DIRECTIONS
Take the lines from the beginning of the material through the line containing "return fig.add_axes([left /" and retype them exactly, leaving the pictures out.
★ ★ ★ ★ ★
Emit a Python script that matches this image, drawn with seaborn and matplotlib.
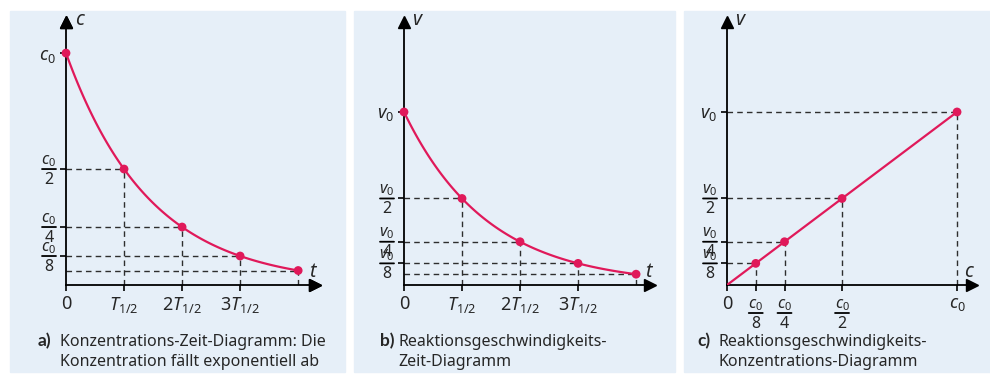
import numpy as np
import pandas as pd
import matplotlib
matplotlib.use("Agg")
import matplotlib.pyplot as plt
from matplotlib.patches import Rectangle
from matplotlib.transforms import offset_copy
import seaborn as sns

# ================= data =================
# panel a: concentration vs time (in half-lives)
t_halves = [0, 1, 2, 3, 4]
conc = [1.0, 0.5, 0.25, 0.125, 0.0625]
# panel b: rate vs time
rate_t = [1.0, 0.5, 0.25, 0.125, 0.0625]
# panel c: rate vs concentration
conc_c = [0.125, 0.25, 0.5, 1.0]
rate_c = [0.125, 0.25, 0.5, 1.0]

t_ticks = [0, 1, 2, 3]
t_labels = ["0", r"$T_{1/2}$", r"$2T_{1/2}$", r"$3T_{1/2}$"]
frac_ticks = [1.0, 0.5, 0.25, 0.125]
frac_dens = ["", "2", "4", "8"]
cx_ticks = [0, 0.125, 0.25, 0.5, 1.0]
cx_dens = ["", "8", "4", "2", ""]
cx_labels = ["0", "", "", "", r"$c_0$"]

captions = [
    ("a)", "Konzentrations-Zeit-Diagramm: Die\nKonzentration fällt exponentiell ab"),
    ("b)", "Reaktionsgeschwindigkeits-\nZeit-Diagramm"),
    ("c)", "Reaktionsgeschwindigkeits-\nKonzentrations-Diagramm"),
]

# ================= style =================
sns.set_style("ticks")
plt.rcParams["font.family"] = ["Noto Sans", "DejaVu Sans"]
plt.rcParams["mathtext.fontset"] = "custom"
plt.rcParams["mathtext.rm"] = "Noto Sans"
plt.rcParams["mathtext.it"] = "Noto Sans:italic"
plt.rcParams["mathtext.bf"] = "Noto Sans:bold"

BG = "#e6eff8"
RED = "#e0195a"
DASH = "#2e2e2e"
FS = 13
W, H = 990, 374

fig = plt.figure(figsize=(W / 100, H / 100), dpi=100)
fig.patch.set_facecolor("white")


def ftext(x, y, s, **kw):
    fig.text(x / W, 1 - y / H, s, **kw)


def px_axes(left, bottom, right, top):
    return fig.add_axes([left / W, 1 - bottom / H, (right - left) / W, (bottom - top) / H])


for x0, x1 in [(10, 345), (354, 675), (684, 990)]:
    fig.add_artist(Rectangle((x0 / W, 1 - 372 / H), (x1 - x0) / W, (372 - 11) / H,
                             transform=fig.transFigure, color=BG, zorder=0))


def style_axes(ax, xmax, ymax):
    ax.set_facecolor("none")
    ax.set_xlim(0, xmax)
    ax.set_ylim(0, ymax)
    sns.despine(ax=ax)
    for s in ["left", "bottom"]:
        ax.spines[s].set_linewidth(1.3)
        ax.spines[s].set_color("black")
    ax.plot(1, 0, marker=">", color="k", ms=8, transform=ax.get_yaxis_transform(), clip_on=False)
    ax.plot(0, 1, marker="^", color="k", ms=8, transform=ax.get_xaxis_transform(), clip_on=False)
    ax.tick_params(length=4.5, width=1.2, color="k", labelsize=FS, pad=3)
    ax.set_xlabel("")
    ax.set_ylabel("")


def guides(ax, xs, ys):
    for x, y in zip(xs, ys):
        ax.plot([0, x], [y, y], ls=(0, (4, 3)), color=DASH, lw=1, zorder=1)
        ax.plot([x, x], [0, y], ls=(0, (4, 3)), color=DASH, lw=1, zorder=1)


def frac(ax, xy, num, den, dx, dy):
    # stacked fraction num/den, bar centred at offset (dx, dy) pixels from data point xy
    kw = dict(xycoords="data", textcoords="offset pixels", ha="center", va="baseline",
              fontsize=11.5, annotation_clip=False)
    ax.annotate(num, xy=xy, xytext=(dx, dy + 5), **kw)
    ax.annotate(den, xy=xy, xytext=(dx, dy - 14.5), **kw)
    start = offset_copy(ax.transData, fig=fig, x=dx - 7, y=dy, units="dots")
    ax.annotate("", xy=xy, xycoords=start, xytext=(14, 0), textcoords="offset pixels",
                annotation_clip=False,
                arrowprops=dict(arrowstyle="-", lw=1.3, color="k", shrinkA=0, shrinkB=0))


def y_fracs(ax, sym):
    labels = []
    for y, den in zip(frac_ticks, frac_dens):
        if den:
            frac(ax, (0, y), rf"${sym}_0$", den, -17, 0)
            labels.append("")
        else:
            labels.append(rf"${sym}_0$")
    ax.set_yticks(frac_ticks, labels)


def smooth_curve(xs, ys):
    # connect the read points by geometric segments (halving curve)
    fx, fy = [], []
    for i in range(len(xs) - 1):
        fx.extend(np.linspace(xs[i], xs[i + 1], 30))
        fy.extend(np.geomspace(ys[i], ys[i + 1], 30))
    return pd.DataFrame({"x": fx, "y": fy})


# ---------- panel a ----------
ax = px_axes(66, 285, 315, 22)
style_axes(ax, 4.29, 1.134)
guides(ax, t_halves[1:], conc[1:])
d = smooth_curve(t_halves, conc)
sns.lineplot(data=d, x="x", y="y", ax=ax, color=RED, lw=1.6, sort=False, estimator=None, zorder=3)
sns.scatterplot(x=t_halves, y=conc, ax=ax, color=RED, s=40, edgecolor="none", zorder=4, clip_on=False)
ax.set_xticks(t_ticks, t_labels)
y_fracs(ax, "c")
style_axes(ax, 4.29, 1.134)
ftext(75, 20, "c", fontsize=14, style="italic", va="center")
ftext(312, 272, "t", fontsize=14, style="italic", va="center", ha="center")

# ---------- panel b ----------
ax = px_axes(404, 285, 650, 22)
d = smooth_curve(t_halves, rate_t)
guides(ax, t_halves[1:], rate_t[1:])
sns.lineplot(data=d, x="x", y="y", ax=ax, color=RED, lw=1.6, sort=False, estimator=None, zorder=3)
sns.scatterplot(x=t_halves, y=rate_t, ax=ax, color=RED, s=40, edgecolor="none", zorder=4, clip_on=False)
ax.set_xticks(t_ticks, t_labels)
y_fracs(ax, "v")
style_axes(ax, 4.24, 1.52)
ftext(412, 20, "v", fontsize=14, style="italic", va="center")
ftext(648, 272, "t", fontsize=14, style="italic", va="center", ha="center")

# ---------- panel c ----------
ax = px_axes(727, 285, 972, 22)
guides(ax, conc_c, rate_c)
sns.lineplot(x=[0] + conc_c, y=[0] + rate_c, ax=ax, color=RED, lw=1.6, sort=False, estimator=None, zorder=3)
sns.scatterplot(x=conc_c, y=rate_c, ax=ax, color=RED, s=40, edgecolor="none", zorder=4, clip_on=False)
ax.set_xticks(cx_ticks, cx_labels)
for x, den in zip(cx_ticks, cx_dens):
    if den:
        frac(ax, (x, 0), r"$c_0$", den, 0, -28)
y_fracs(ax, "v")
style_axes(ax, 1.065, 1.52)
ftext(735, 20, "v", fontsize=14, style="italic", va="center")
ftext(968, 272, "c", fontsize=14, style="italic", va="center", ha="center")

# ---------- captions ----------
for (tag, txt), xt, xb in zip(captions, [38, 380, 697], [60, 398, 718]):
    ftext(xt, 341, tag, fontsize=12.5, family=["Lato", "DejaVu Sans"], fontweight="bold", va="center")
    ftext(xb, 352, txt, fontsize=11.5, va="center", linespacing=1.25)

fig.savefig("out.png", dpi=100, facecolor="white")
★ ★ ★ ★ ★
FINISHED ANSWER
Emit a Python script that matches this image, drawn with seaborn and matplotlib.
import numpy as np
import pandas as pd
import matplotlib
matplotlib.use("Agg")
import matplotlib.pyplot as plt
from matplotlib.patches import Rectangle
from matplotlib.transforms import offset_copy
import seaborn as sns

# ================= data =================
# panel a: concentration vs time (in half-lives)
t_halves = [0, 1, 2, 3, 4]
conc = [1.0, 0.5, 0.25, 0.125, 0.0625]
# panel b: rate vs time
rate_t = [1.0, 0.5, 0.25, 0.125, 0.0625]
# panel c: rate vs concentration
conc_c = [0.125, 0.25, 0.5, 1.0]
rate_c = [0.125, 0.25, 0.5, 1.0]

t_ticks = [0, 1, 2, 3]
t_labels = ["0", r"$T_{1/2}$", r"$2T_{1/2}$", r"$3T_{1/2}$"]
frac_ticks = [1.0, 0.5, 0.25, 0.125]
frac_dens = ["", "2", "4", "8"]
cx_ticks = [0, 0.125, 0.25, 0.5, 1.0]
cx_dens = ["", "8", "4", "2", ""]
cx_labels = ["0", "", "", "", r"$c_0$"]

captions = [
    ("a)", "Konzentrations-Zeit-Diagramm: Die\nKonzentration fällt exponentiell ab"),
    ("b)", "Reaktionsgeschwindigkeits-\nZeit-Diagramm"),
    ("c)", "Reaktionsgeschwindigkeits-\nKonzentrations-Diagramm"),
]

# ================= style =================
sns.set_style("ticks")
plt.rcParams["font.family"] = ["Noto Sans", "DejaVu Sans"]
plt.rcParams["mathtext.fontset"] = "custom"
plt.rcParams["mathtext.rm"] = "Noto Sans"
plt.rcParams["mathtext.it"] = "Noto Sans:italic"
plt.rcParams["mathtext.bf"] = "Noto Sans:bold"

BG = "#e6eff8"
RED = "#e0195a"
DASH = "#2e2e2e"
FS = 13
W, H = 990, 374

fig = plt.figure(figsize=(W / 100, H / 100), dpi=100)
fig.patch.set_facecolor("white")


def ftext(x, y, s, **kw):
    fig.text(x / W, 1 - y / H, s, **kw)


def px_axes(left, bottom, right, top):
    return fig.add_axes([left / W, 1 - bottom / H, (right - left) / W, (bottom - top) / H])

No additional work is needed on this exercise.